*Supplied data*.
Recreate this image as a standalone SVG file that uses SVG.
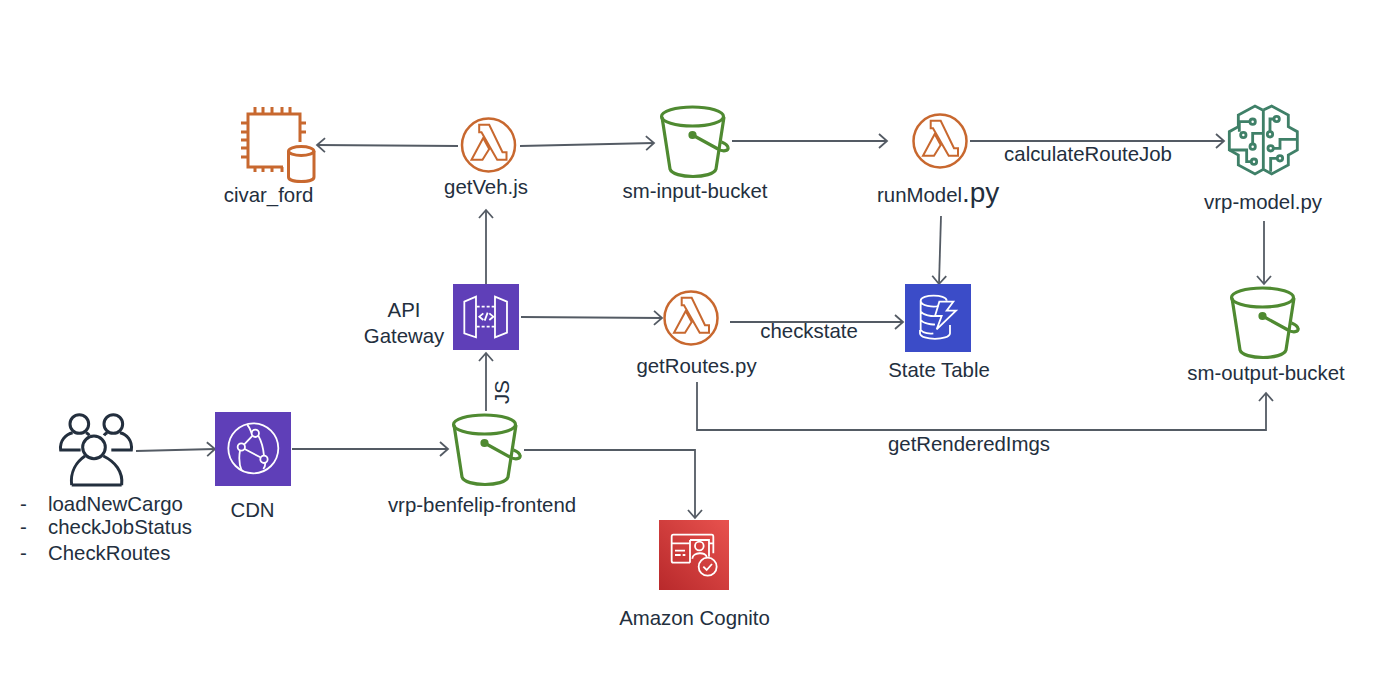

* * *

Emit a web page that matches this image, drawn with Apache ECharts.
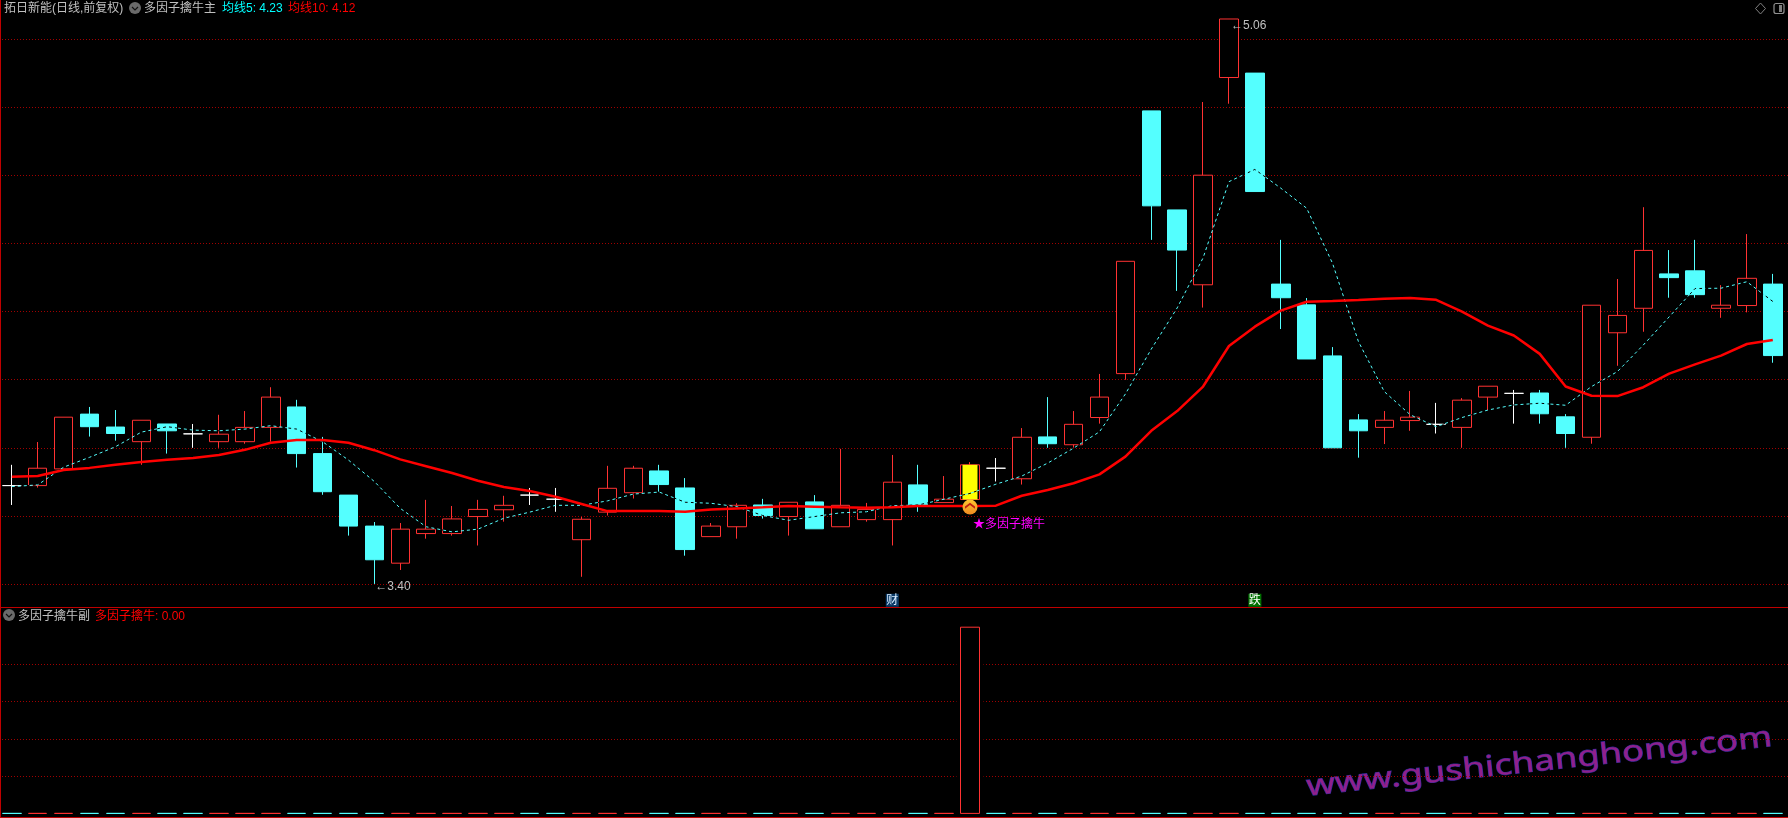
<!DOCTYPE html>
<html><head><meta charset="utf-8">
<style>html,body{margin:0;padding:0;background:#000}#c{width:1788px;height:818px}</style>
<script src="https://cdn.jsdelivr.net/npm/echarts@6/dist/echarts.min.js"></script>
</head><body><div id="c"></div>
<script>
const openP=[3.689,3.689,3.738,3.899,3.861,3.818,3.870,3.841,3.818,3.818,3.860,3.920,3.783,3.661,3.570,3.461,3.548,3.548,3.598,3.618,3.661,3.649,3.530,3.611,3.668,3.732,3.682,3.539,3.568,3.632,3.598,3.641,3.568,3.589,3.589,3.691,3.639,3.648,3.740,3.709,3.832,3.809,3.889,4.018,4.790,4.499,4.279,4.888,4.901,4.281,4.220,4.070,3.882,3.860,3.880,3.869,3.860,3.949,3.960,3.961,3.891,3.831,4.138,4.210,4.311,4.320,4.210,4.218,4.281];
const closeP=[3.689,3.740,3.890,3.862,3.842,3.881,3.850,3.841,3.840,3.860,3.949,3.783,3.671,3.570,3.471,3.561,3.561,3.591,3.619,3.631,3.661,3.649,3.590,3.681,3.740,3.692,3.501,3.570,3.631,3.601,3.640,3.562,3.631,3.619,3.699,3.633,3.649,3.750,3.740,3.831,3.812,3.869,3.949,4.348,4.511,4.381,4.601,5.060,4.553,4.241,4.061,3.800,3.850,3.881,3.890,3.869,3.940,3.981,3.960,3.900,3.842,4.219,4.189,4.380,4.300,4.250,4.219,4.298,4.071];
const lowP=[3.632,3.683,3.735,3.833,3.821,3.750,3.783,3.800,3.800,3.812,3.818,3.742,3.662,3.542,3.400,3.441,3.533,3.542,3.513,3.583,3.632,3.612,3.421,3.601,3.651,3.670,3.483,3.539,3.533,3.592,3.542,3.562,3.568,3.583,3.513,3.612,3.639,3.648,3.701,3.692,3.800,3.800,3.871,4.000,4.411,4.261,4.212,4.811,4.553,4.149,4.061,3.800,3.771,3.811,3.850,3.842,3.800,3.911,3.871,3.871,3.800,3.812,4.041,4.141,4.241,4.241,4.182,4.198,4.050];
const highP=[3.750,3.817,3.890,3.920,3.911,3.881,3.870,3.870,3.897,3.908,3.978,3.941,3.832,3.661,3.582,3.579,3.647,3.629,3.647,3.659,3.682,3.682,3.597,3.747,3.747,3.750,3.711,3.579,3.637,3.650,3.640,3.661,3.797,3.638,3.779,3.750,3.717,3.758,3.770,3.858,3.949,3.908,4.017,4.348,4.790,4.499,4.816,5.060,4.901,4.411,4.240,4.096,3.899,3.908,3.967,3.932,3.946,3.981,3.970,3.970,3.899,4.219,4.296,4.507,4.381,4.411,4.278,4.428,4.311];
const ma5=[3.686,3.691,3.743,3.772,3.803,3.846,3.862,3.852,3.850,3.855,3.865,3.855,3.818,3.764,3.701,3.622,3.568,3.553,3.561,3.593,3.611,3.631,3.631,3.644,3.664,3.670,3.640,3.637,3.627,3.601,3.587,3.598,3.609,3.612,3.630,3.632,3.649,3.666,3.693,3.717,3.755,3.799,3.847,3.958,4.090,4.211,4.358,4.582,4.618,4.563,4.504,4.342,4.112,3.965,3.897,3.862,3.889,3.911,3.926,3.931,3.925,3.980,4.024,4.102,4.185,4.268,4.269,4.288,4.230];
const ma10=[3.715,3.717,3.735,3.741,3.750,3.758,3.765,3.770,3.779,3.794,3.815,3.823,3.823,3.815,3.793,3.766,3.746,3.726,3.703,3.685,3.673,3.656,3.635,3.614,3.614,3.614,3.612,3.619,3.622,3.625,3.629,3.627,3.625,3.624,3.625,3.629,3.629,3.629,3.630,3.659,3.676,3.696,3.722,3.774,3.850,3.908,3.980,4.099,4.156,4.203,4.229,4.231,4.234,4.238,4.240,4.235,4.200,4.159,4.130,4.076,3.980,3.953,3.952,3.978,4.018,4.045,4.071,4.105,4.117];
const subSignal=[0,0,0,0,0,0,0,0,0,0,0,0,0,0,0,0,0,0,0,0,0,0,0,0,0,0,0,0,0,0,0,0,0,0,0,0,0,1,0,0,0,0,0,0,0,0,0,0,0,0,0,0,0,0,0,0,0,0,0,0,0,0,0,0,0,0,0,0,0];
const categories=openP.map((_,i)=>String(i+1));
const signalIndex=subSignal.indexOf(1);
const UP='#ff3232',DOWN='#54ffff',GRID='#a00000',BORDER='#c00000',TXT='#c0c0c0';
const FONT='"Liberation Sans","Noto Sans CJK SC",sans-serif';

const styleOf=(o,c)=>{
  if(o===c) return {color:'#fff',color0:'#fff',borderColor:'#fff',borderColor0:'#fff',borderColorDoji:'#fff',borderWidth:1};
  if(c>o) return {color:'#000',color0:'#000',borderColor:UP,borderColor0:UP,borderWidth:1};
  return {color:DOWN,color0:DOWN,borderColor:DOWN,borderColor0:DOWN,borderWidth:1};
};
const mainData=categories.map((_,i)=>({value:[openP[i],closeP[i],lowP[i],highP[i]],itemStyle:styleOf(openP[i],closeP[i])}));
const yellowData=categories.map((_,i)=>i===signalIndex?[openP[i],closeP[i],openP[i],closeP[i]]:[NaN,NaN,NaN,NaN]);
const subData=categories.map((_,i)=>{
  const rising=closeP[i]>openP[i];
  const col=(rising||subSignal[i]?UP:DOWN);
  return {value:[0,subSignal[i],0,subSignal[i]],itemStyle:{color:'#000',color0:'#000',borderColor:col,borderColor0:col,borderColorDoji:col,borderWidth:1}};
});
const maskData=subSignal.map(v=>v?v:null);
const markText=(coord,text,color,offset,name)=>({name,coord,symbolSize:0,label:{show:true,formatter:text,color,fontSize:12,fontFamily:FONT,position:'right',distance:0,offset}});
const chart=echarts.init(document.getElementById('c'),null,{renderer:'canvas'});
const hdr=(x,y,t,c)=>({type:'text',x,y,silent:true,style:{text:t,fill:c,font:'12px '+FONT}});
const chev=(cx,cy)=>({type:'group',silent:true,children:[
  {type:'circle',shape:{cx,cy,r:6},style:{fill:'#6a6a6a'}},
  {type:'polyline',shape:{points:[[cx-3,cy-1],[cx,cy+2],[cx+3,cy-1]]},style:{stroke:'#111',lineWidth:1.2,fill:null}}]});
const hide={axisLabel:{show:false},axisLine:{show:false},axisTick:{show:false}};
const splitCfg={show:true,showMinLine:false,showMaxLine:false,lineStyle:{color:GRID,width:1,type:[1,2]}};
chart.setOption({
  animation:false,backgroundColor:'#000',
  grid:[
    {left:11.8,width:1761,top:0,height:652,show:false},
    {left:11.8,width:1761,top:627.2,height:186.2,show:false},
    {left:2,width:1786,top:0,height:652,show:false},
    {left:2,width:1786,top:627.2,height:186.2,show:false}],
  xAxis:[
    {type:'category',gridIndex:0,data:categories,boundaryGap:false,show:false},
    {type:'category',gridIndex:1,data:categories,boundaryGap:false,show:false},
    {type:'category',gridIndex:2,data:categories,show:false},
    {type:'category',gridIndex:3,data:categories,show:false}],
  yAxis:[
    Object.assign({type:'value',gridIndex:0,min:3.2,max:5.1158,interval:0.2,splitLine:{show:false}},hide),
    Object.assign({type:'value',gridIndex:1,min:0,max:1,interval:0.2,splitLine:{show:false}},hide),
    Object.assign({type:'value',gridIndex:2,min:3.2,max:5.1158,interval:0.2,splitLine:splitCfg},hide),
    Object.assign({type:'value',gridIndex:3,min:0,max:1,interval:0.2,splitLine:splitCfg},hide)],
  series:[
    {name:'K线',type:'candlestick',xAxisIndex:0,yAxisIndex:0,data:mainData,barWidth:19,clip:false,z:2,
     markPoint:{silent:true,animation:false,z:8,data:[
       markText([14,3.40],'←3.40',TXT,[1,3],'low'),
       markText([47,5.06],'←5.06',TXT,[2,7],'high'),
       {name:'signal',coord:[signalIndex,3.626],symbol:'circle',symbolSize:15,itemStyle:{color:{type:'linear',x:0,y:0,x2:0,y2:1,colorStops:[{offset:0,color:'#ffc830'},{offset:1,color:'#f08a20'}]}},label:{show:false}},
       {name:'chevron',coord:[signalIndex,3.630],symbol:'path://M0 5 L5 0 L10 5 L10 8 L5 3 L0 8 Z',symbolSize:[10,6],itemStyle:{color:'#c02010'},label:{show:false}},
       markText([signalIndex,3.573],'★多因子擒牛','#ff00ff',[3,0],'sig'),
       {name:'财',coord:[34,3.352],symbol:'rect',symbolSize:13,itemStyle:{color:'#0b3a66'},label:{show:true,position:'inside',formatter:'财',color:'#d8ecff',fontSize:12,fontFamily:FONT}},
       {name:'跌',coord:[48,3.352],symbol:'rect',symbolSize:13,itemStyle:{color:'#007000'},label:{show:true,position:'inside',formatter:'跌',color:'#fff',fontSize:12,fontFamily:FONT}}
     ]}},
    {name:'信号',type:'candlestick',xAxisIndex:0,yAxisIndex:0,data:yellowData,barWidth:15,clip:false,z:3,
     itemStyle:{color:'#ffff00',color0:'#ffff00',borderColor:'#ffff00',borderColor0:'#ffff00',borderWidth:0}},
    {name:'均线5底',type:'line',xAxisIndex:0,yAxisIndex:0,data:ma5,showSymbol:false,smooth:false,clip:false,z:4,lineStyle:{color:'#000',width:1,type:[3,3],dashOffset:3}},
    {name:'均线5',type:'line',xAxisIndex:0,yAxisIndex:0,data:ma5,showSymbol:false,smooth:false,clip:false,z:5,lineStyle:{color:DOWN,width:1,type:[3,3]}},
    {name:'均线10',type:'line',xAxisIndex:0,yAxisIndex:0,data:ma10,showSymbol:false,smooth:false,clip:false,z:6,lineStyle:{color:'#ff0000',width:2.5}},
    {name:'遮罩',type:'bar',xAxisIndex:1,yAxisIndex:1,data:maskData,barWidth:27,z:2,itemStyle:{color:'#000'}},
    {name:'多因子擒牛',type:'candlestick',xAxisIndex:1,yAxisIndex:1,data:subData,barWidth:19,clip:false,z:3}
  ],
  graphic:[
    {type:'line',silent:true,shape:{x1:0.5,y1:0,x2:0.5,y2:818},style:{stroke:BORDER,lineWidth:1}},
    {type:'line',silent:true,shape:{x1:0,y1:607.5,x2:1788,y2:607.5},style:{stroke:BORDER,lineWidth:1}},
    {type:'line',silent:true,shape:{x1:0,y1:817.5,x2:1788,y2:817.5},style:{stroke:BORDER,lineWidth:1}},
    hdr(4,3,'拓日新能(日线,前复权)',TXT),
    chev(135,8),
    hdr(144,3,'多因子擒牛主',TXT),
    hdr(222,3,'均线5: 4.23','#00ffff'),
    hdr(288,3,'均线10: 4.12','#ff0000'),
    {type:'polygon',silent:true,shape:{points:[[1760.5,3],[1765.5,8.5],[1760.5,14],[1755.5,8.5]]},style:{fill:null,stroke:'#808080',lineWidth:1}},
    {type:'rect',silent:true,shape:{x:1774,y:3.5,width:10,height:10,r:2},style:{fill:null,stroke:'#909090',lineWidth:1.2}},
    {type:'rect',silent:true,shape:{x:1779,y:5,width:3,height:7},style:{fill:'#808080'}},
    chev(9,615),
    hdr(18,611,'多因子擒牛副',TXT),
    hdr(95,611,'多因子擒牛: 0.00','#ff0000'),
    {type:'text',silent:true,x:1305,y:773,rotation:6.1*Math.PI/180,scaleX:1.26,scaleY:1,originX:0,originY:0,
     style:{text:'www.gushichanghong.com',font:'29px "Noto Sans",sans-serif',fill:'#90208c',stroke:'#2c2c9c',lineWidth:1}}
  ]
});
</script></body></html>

*Work required*.
Check each line of the records for "this" and copy the ones that contain it.

*The result*.
Recreate this image as a standalone SVG file that uses SVG.
Emit a web page that matches this image, drawn with Apache ECharts.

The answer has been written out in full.